REBELDIA TRAGICA
Por Jesús Iglesias Lerroux
James Dean fue un actor, en efecto, pero él nunca se consideró como tal y en no pocas ocasiones, no obstante ser tan parco para hablar, manifestó su inconformidad con cuanto representaba la industria fílmica y las “caducas instituciones sociales”, como dijo más de una vez refiriéndose al modo de vida norteamericano.
Símbolo de la época, Dean gritó al mundo su amarga soledad. Y como para corroborar que la más famosa de sus películas —“Rebelde sin causa”— no era un simple filme sino el desahogo de toda una generación, se trastocó a sí mismo en el joven inadaptado, en el prototipo del rebelde.
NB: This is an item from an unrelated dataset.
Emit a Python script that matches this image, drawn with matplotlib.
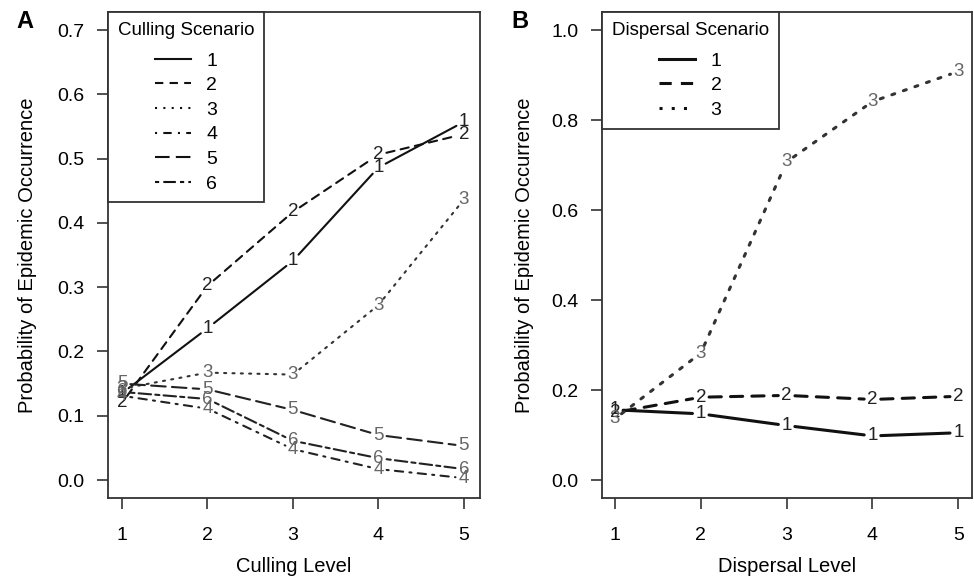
import matplotlib
matplotlib.use('Agg')
import matplotlib.pyplot as plt
from matplotlib.lines import Line2D

plt.rcParams['font.family'] = ['Liberation Sans', 'DejaVu Sans']

levels = [1, 2, 3, 4, 5]

# panel A: culling scenarios 1..6
cull_names = ['1', '2', '3', '4', '5', '6']
cull_1 = [0.135, 0.236, 0.341, 0.486, 0.557]
cull_2 = [0.120, 0.302, 0.417, 0.506, 0.538]
cull_3 = [0.142, 0.167, 0.164, 0.272, 0.436]
cull_4 = [0.131, 0.111, 0.048, 0.017, 0.003]
cull_5 = [0.150, 0.141, 0.109, 0.070, 0.053]
cull_6 = [0.137, 0.126, 0.061, 0.034, 0.017]

# panel B: dispersal scenarios 1..3
disp_names = ['1', '2', '3']
disp_1 = [0.156, 0.147, 0.121, 0.098, 0.105]
disp_2 = [0.150, 0.184, 0.188, 0.179, 0.186]
disp_3 = [0.136, 0.282, 0.707, 0.841, 0.908]

# R lty 1..6
LTY = ['-', (0, (4, 3)), (0, (1, 3)), (0, (1, 3, 4, 3)), (0, (7, 3)), (0, (2, 2, 6, 2))]
LINE_COL = ['#111111', '#111111', '#333333', '#222222', '#222222', '#222222']
TEXT_COL = ['#222222', '#222222', '#666666', '#666666', '#666666', '#666666']
SPINE = '#333333'


def draw_panel(ax, series, names, lw, title, xlabel, yticks, ylim, xlim):
    for i, vals in enumerate(series):
        # type="b": segments with a gap around each label
        for k in range(len(levels) - 1):
            ax.annotate('', xy=(levels[k + 1], vals[k + 1]), xytext=(levels[k], vals[k]),
                        xycoords='data', annotation_clip=False,
                        arrowprops=dict(arrowstyle='-', shrinkA=6, shrinkB=6,
                                        lw=lw, ls=LTY[i], color=LINE_COL[i]))
        for x, y in zip(levels, vals):
            ax.text(x, y, names[i], ha='center', va='center', fontsize=13.5,
                    color=TEXT_COL[i])

    ax.set_xlim(*xlim)
    ax.set_ylim(*ylim)
    ax.set_xticks(levels)
    ax.set_yticks(yticks)
    ax.set_yticklabels([f'{t:.1f}' for t in yticks])
    ax.tick_params(direction='out', length=8, width=1.2, color=SPINE, labelsize=14)
    ax.tick_params(axis='y', pad=9)
    ax.tick_params(axis='x', pad=13)
    for s in ax.spines.values():
        s.set_color(SPINE)
        s.set_linewidth(1.3)

    ax.set_xlabel(xlabel, fontsize=14.5)
    ax.set_ylabel('Probability of Epidemic Occurrence', fontsize=14.5)
    ax.xaxis.set_label_coords(0.5, -0.121)
    ax.xaxis.label.set_va('top')

    handles = [Line2D([], [], ls=LTY[i], lw=lw, color='#111111') for i in range(len(names))]
    leg = ax.legend(handles, names, title=title, loc='upper left', bbox_to_anchor=(0, 1),
                    borderaxespad=0, fontsize=14, title_fontsize=13.5, handlelength=1.85,
                    handletextpad=0.8, labelspacing=0.36, borderpad=0.5,
                    fancybox=False, framealpha=1, edgecolor=SPINE)
    leg.get_frame().set_linewidth(1.3)
    # a bit more room between the title and the first entry
    leg._legend_box.sep += 4.5


fig = plt.figure(figsize=(9.74, 5.78), dpi=100)
axA = fig.add_axes([0.1109, 0.1384, 0.3819, 0.8408])
axB = fig.add_axes([0.6181, 0.1384, 0.3799, 0.8408])

draw_panel(axA, [cull_1, cull_2, cull_3, cull_4, cull_5, cull_6], cull_names, 1.5,
           'Culling Scenario', 'Culling Level',
           [0.0, 0.1, 0.2, 0.3, 0.4, 0.5, 0.6, 0.7], (-0.028, 0.728), (0.836, 5.19))
draw_panel(axB, [disp_1, disp_2, disp_3], disp_names, 2.2,
           'Dispersal Scenario', 'Dispersal Level',
           [0.0, 0.2, 0.4, 0.6, 0.8, 1.0], (-0.04, 1.04), (0.85, 5.16))

axA.yaxis.set_label_coords(-0.191, 0.5)
axB.yaxis.set_label_coords(-0.184, 0.5)

fig.text(0.026, 0.962, 'A', fontsize=17, weight='bold', ha='center', va='center')
fig.text(0.534, 0.962, 'B', fontsize=17, weight='bold', ha='center', va='center')

fig.savefig('out.png', dpi=100)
Su muerte se debió a un accidente, desde luego, pero en realidad fue un suicidio disfrazado. Hastiado de la popularidad que le proporcionó su breve pero vertiginosa carrera, menospreciando la fortuna que le había dado el cine y un porvenir venturoso, Dean se mató de una manera absurda a los 24 años de edad, en 1955.
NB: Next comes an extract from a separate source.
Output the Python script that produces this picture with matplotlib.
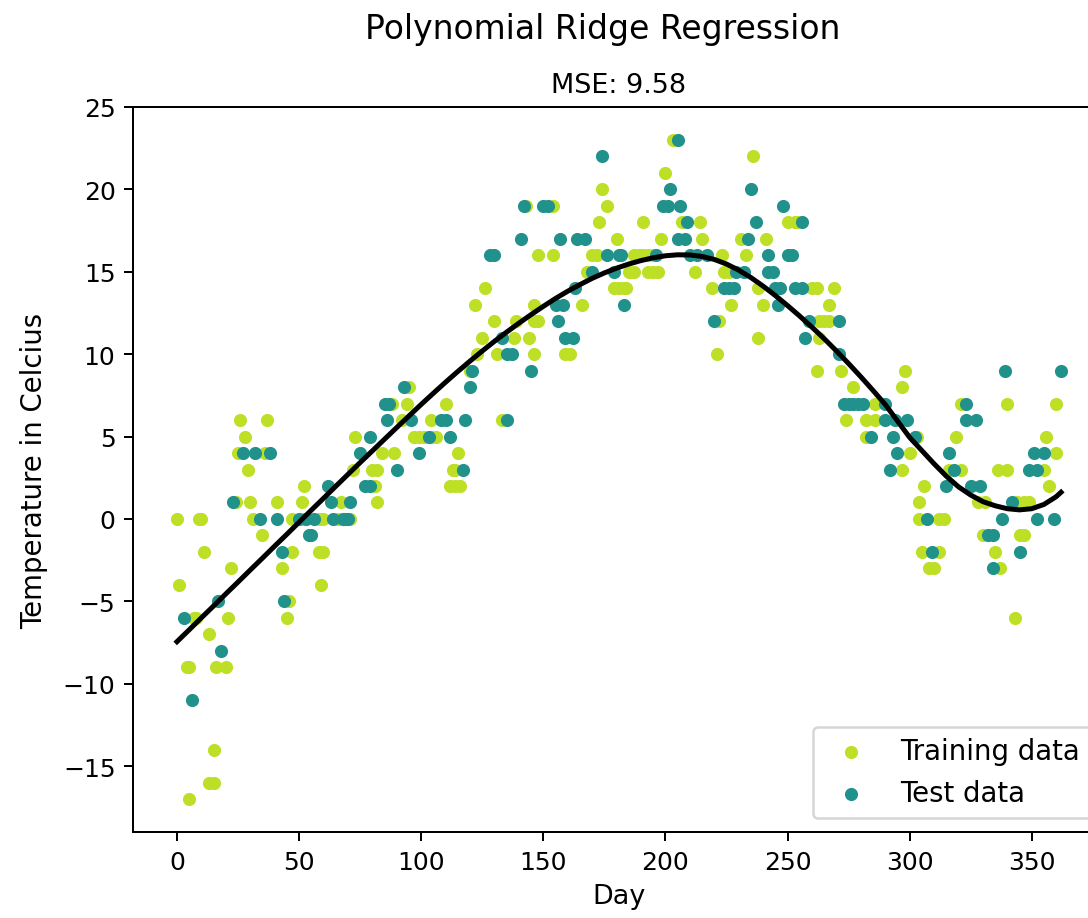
import matplotlib
matplotlib.use("Agg")
import matplotlib.pyplot as plt
import numpy as np

# Daily temperatures (day of year, degrees Celsius)
train_day = [0, 1, 9, 10, 11, 22, 7, 8, 21, 13, 4, 5, 16, 20, 15, 13, 15, 5,
             26, 37, 28, 25, 29, 24, 30, 31, 35,
             36, 73, 72, 52, 41, 51, 67,
             47, 52, 58, 60, 66, 71,
             47, 58, 60, 43, 59, 46, 45,
             95, 88, 94, 110, 92, 104, 97, 99, 101, 104,
             84, 89, 80, 82, 81, 82,
             143, 126, 122, 146, 130, 139, 146, 125, 138, 144, 123, 131, 146, 120, 133, 106, 115,
             113, 114, 112, 114, 116,
             174, 176, 173, 154, 180, 148, 154, 170, 172, 168, 179, 183, 166, 148, 159, 161,
             203, 200, 191, 207, 214, 198, 215, 187, 189, 191, 193, 195, 185, 187, 193, 195, 197, 212, 181, 184, 219,
             236, 250, 253, 231, 241, 223, 233, 224, 226, 238, 227, 240, 222, 238, 221,
             254, 260, 262, 269, 267, 263, 265, 267, 263, 262, 272, 277, 286, 274, 282, 286, 282,
             298, 297, 321, 303, 319, 300, 297, 316, 321, 306, 304, 328, 331, 304, 312, 314, 330, 305, 312, 308, 310,
             340, 360, 356, 360, 336, 340, 355, 357, 344, 347, 349, 345, 347, 335, 337, 343]
train_temp = [0, -4, 0, 0, -2, -3, -6, -6, -6, -7, -9, -9, -9, -9, -14, -16, -16, -17,
              6, 6, 5, 4, 3, 1, 1, 0, -1,
              4, 5, 3, 2, 1, 1, 1,
              0, 0, 0, 0, 0, 0,
              -2, -2, -2, -3, -4, -5, -6,
              8, 7, 7, 7, 6, 6, 5, 5, 5, 5,
              4, 4, 3, 3, 2, 1,
              19, 14, 13, 13, 12, 12, 12, 11, 11, 11, 10, 10, 10, 9, 6, 5, 4,
              3, 3, 2, 2, 2,
              20, 19, 18, 19, 17, 16, 16, 16, 16, 15, 14, 14, 13, 12, 10, 10,
              23, 21, 18, 18, 18, 17, 17, 16, 16, 16, 16, 16, 15, 15, 15, 15, 15, 15, 14, 14, 14,
              22, 18, 18, 17, 17, 16, 16, 15, 15, 14, 13, 13, 12, 11, 10,
              18, 14, 14, 14, 13, 12, 12, 12, 11, 9, 9, 8, 7, 6, 6, 6, 5,
              9, 8, 7, 5, 5, 4, 3, 3, 3, 2, 1, 1, 1, 0, 0, 0, -1, -2, -2, -3, -3,
              7, 7, 5, 4, 3, 3, 3, 2, 1, 1, 1, -1, -1, -2, -3, -6]

test_day = [17, 3, 18, 6, 23, 34, 27, 32, 38, 62, 63, 71, 41, 50, 53, 56, 64, 68, 69, 54, 55, 43, 44,
            93, 85, 87, 86, 96, 108, 110, 79, 75, 99, 90, 77, 79, 70, 103,
            142, 141, 128, 130, 133, 135, 137, 121, 145, 120, 118, 135, 112, 117,
            174, 150, 152, 157, 164, 167, 176, 181, 170, 179, 163, 155, 158, 183, 156, 159, 162,
            205, 202, 199, 201, 206, 209, 205, 208, 182, 196, 210, 213, 217,
            235, 248, 237, 256, 234, 242, 250, 252, 229, 232, 242, 244, 224, 226, 228, 245, 247, 253, 256, 246, 220, 257,
            259, 271, 271, 273, 275, 277, 279, 281, 290, 290, 294, 284, 293,
            323, 299, 323, 327, 302, 295, 316, 292, 318, 315, 325, 329, 307, 332, 309,
            339, 362, 351, 355, 349, 352, 342, 338, 352, 359, 334, 345, 334]
test_temp = [-5, -6, -8, -11, 1, 0, 4, 4, 4, 2, 1, 1, 0, 0, 0, 0, 0, 0, 0, -1, -1, -2, -5,
             8, 7, 7, 6, 6, 6, 6, 5, 4, 4, 3, 2, 2, 0, 5,
             19, 17, 16, 16, 11, 10, 10, 9, 9, 8, 6, 6, 5, 3,
             22, 19, 19, 17, 17, 17, 16, 16, 15, 15, 14, 13, 13, 13, 12, 11, 11,
             23, 20, 19, 19, 19, 18, 17, 17, 16, 16, 16, 16, 16,
             20, 19, 18, 18, 17, 16, 16, 16, 15, 15, 15, 15, 14, 14, 14, 14, 14, 14, 14, 13, 12, 11,
             12, 12, 10, 7, 7, 7, 7, 7, 7, 6, 6, 5, 5,
             7, 6, 6, 6, 5, 4, 4, 3, 3, 2, 2, 2, 0, -1, -2,
             9, 9, 4, 4, 3, 3, 1, 0, 0, 0, -1, -2, -3]

# Fitted polynomial ridge model, sampled every 5 days
fit_day = [0, 5, 10, 15, 20, 25, 30, 35, 40, 45, 50, 55, 60, 65, 70, 75, 80, 85, 90, 95,
           100, 105, 110, 115, 120, 125, 130, 135, 140, 145, 150, 155, 160, 165, 170, 175,
           180, 185, 190, 195, 200, 205, 210, 215, 220, 225, 230, 235, 240, 245, 250, 255,
           260, 265, 270, 275, 280, 285, 290, 295, 300, 305, 310, 315, 320, 325, 330, 335,
           340, 345, 350, 355, 360, 362]
fit_temp = [-7.45, -6.73, -6.0, -5.28, -4.55, -3.83, -3.1, -2.38, -1.65, -0.93,
            -0.2, 0.53, 1.25, 1.98, 2.7, 3.42, 4.13, 4.84, 5.55, 6.25,
            6.95, 7.63, 8.3, 8.95, 9.58, 10.19, 10.78, 11.34, 11.88, 12.4,
            12.9, 13.38, 13.82, 14.22, 14.6, 14.93, 15.22, 15.47, 15.68, 15.85,
            15.97, 16.03, 16.02, 15.93, 15.75, 15.47, 15.1, 14.65, 14.13, 13.56,
            12.95, 12.31, 11.64, 10.94, 10.2, 9.43, 8.63, 7.8, 6.95, 5.95,
            4.95, 4.15, 3.35, 2.6, 1.95, 1.45, 1.05, 0.8, 0.62, 0.55,
            0.62, 0.88, 1.35, 1.62]

mse_text = "MSE: 9.58"
title_text = "Polynomial Ridge Regression"

TRAIN_COLOR = "#bddf26"
TEST_COLOR = "#21918c"

W, H, DPI = 1088, 919, 180
fig = plt.figure(figsize=(W / DPI, H / DPI), dpi=DPI)
ax = fig.add_axes([133 / W, 1 - 833 / H, (1105 - 133) / W, (833 - 108) / H])

ax.scatter(train_day, train_temp, s=18, color=TRAIN_COLOR, label="Training data", zorder=2)
ax.scatter(test_day, test_temp, s=18, color=TEST_COLOR, label="Test data", zorder=2)
ax.plot(fit_day, fit_temp, color="black", lw=2.0, zorder=3)

ax.set_xlim(-18, 380)
ax.set_ylim(-19, 25)
ax.set_xticks([0, 50, 100, 150, 200, 250, 300, 350])
ax.set_yticks([-15, -10, -5, 0, 5, 10, 15, 20, 25])
ax.tick_params(labelsize=10)
ax.set_xlabel("Day", fontsize=10.8)
ax.set_ylabel("Temperature in Celcius", fontsize=11, labelpad=6)
ax.set_title(mse_text, fontsize=10.8)
fig.suptitle(title_text, x=603 / W, y=1 - 13 / H, fontsize=13.2)
ax.legend(loc="lower right", fontsize=11)

fig.savefig("out.png", dpi=DPI)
Antes de aquel fatal accidente, Dean había flirteado con la muerte en un juego muy en boga por aquel entonces. Consistía en lanzar el automóvil a ciento y pico de kilómetros y frenarlo lo más cerca posible de la orilla de un precipicio. Dean lo practicó muchas veces y en todas estuvo a punto de caer al abismo. Cuando se mató finalmente en una autopista manejando su Jaguar rojo, hacía tiempo que había rebasado las estrechas márgenes del peligro, su aliado de siempre.
La desaparición del joven actor fue una especie de alborada para millones de adolescentes que lo consideraban un líder, un símbolo, el mito que fue en realidad.
James Dean y otro actor mayor que él —Marlon Brando— habían plasmado fílmicamente el ideal de una juventud que clamaba por un cambio y a gritos siempre y en ocasiones empleando la violencia, trataba de lograr lo que quería.
Dean en “Rebelde sin causa” y Brando en “Salvaje”, fueron muy pronto imitados por millones de fanáticos adeptos. La juventud norteamericana, que arrastraba desde la guerra de Corea un desasosiego en busca de una salida, se lanzó a la calle a llorar a Dean, copió su introvertido proceder, se puso pantalones de mezclilla y se manifestó contra los cánones establecidos.
Fue así como nació el rebelde sin causa, antecesor del pandillero de hoy, si bien entonces muchísimo menos sanguinario y psicopatizado que el actual.
James Dean fue también, en cierto modo, el precursor de los “beatnicks”, especie de “hippies”, pero con pelo corto y con ideas tomadas de los panfletos de Jean Paul Sartre. El léxico, los ademanes, el modo de vestir de aquellos muchachos no ha desaparecido del todo.
James Dean debutó en 1950 en la televisión y, tras una fugaz aparición en el recientemente comercializado portento electrónico, pasó al teatro. No destacó mucho en la escena, pero acumuló bastante experiencia y asimiló las enseñanzas impartidas en el Actor’s Studio, al que acudía sin dilación entre función y función.
Elia Kazan, que ya había dirigido a Marlon Brando en “Nido de ratas”, vio en Dean el arquetipo que demandaba la juventud y lo lanzó a la fama. Su primera película, bastante mediocre por cierto, fue “A bayoneta. Después completó la trilogía de películas que lo elevaron a la categoría de ídolo: “Rebelde sin causa”, “Al este del paraíso” y “Gigante”.
En su película antológica —“La historia de James Dean”— producida años después de su muerte, se le glorificó hasta la exageración.
En la actualidad las películas de Dean constituyen material de cine-clubes. Muchos jóvenes que lo han visto en la pantalla pero ignoran hasta que punto fue el pionero de la rebeldía, lo tienen como un personaje mítico, generalmente en un enorme poster en su habitación, no tanto por lo que saben de él, sino por lo que de él les han contado.
James Dean, pues, sobrevive a su temprana muerte.